Recursive regex with garbled text surrounding? Getting "ArrayArray"

296 Views Asked by At

I asked a similar question, but it was closed for being too broad. Basically, I have a bunch of questions like this. I'm hoping just asking one will be easier. I've tried some different ways to solve this, but none of them actually work.

I have a text file with a lot of data. The only data that I'm interested in falls between two brackets, "(" ")". I'm wondering how to get each instance of info that lies between brackets into an array.

The code I'm using right now returns ArrayArray:

function get_between($startString, $endString, $myFile){
  preg_match_all('/\$startString([^$endString]+)\}/', $myFile, $matches);
  return $matches;
}
$myFile = file_get_contents('explode.txt');
$list = get_between("&nbsp(", ")", $myFile);
foreach($list as $list){
  echo $list;
}
2

There are 2 best solutions below

4
On BEST ANSWER
<?php
function get_between($startString, $endString, $myFile){
  //Escape start and end strings.
  $startStringSafe = preg_quote($startString, '/');
  $endStringSafe = preg_quote($endString, '/');
  //non-greedy match any character between start and end strings. 
  //s modifier should make it also match newlines.
  preg_match_all("/$startStringSafe(.*?)$endStringSafe/s", $myFile, $matches);
  return $matches;
}
$myFile = 'fkdhkvdf(mat(((ch1)vdsf b(match2) dhdughfdgs (match3)';
$list = get_between("(", ")", $myFile);
foreach($list[1] as $list){
  echo $list."\n";
}

I did this and it seems to work. (Obviously, you'll need to replace my $myFile assignment line with your file_get_contents statement.) A few things:

A: Variable replacement won't occur with single-quotes. So your preg_replace_all regular expression won't work as a result. As it literally adds $startString to your expression instead of (. (I also removed the check for } at the end of the matched string. Add it back in if you need it with \\} just before the ending delimiter.)

B: $list will be an array of arrays. I believe by default, index zero will contain all full matches. index one will contain the first subpattern match.

C: This only works so long as $endString will not ever be found inside of a subpattern you are attempting to match. Say, if you expect (matc(fF)) to give you matc(fF), it won't. It'll give you match(fF. You'll need a more powerful parser if you want to get the former result in this case.

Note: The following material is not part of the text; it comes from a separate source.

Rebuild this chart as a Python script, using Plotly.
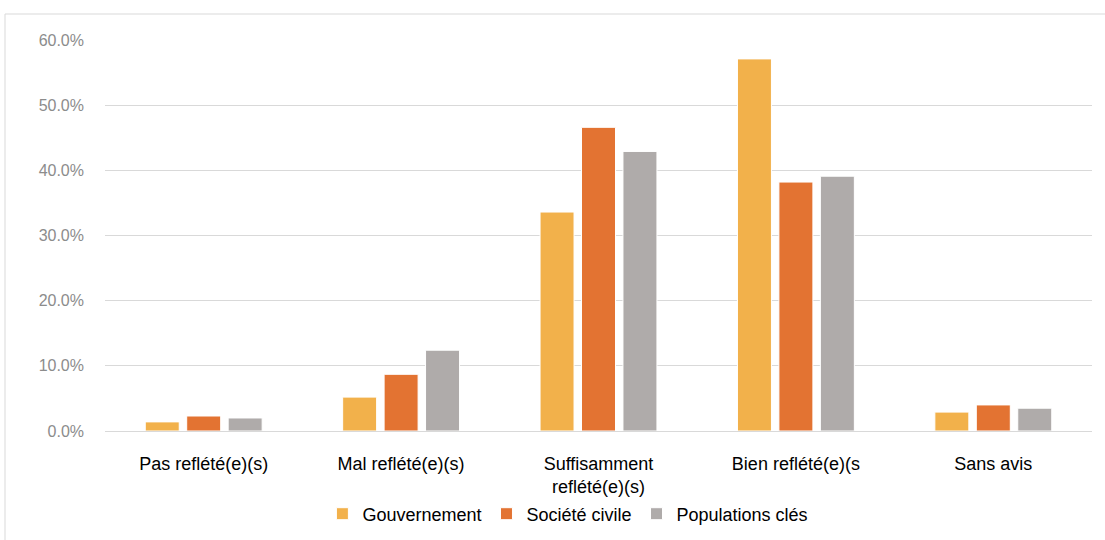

Edit: The get_between function here should work with &nbsp;( and )} as well, or whatever else you'd want.

6
On

Your regex is completely misleaded.

First: [^...] is a complemented character class. A complemented character class is an atom, and whatever ... is is the set of characters which must not be allowed at this point. Ie, [^ab] will allow anything but a and b.

Second: you seem to want to be able to capture between parens. But a paren (open or closing) is a special character in a regex. So, in your example, if $startString is &nbsp(, the paren will be interpreted as a regex metacharacter.

Third: unfortunately, this cannot be solved with regexes, but nested $startString and $endString cannot be matched (well, they can with perl, but perl is perl).

The closest you can get to what you really want is rewriting your regex to use with preg_match_all as follows:

$start = preg_quote($startString, '/');
$end = preg_quote($endString, '/');
$re = '/\Q' . $start . '\E'       # literal $start
    . '('                         # capture...
    . '(?:(?!\Q' . $end . '\E).)' # any character, as long as $end is not found at this position,
    . '+)'                        # one or more times
    . '\Q' . $end . '\E/';        # literal $end

and then use that as your first argument to preg_match_all.

The \Q and \E regex modifiers tell that anything between the first and second should be treated as literals -- hence the paren in &nbsp( will be treated literally, and not as the group opening metacharacter.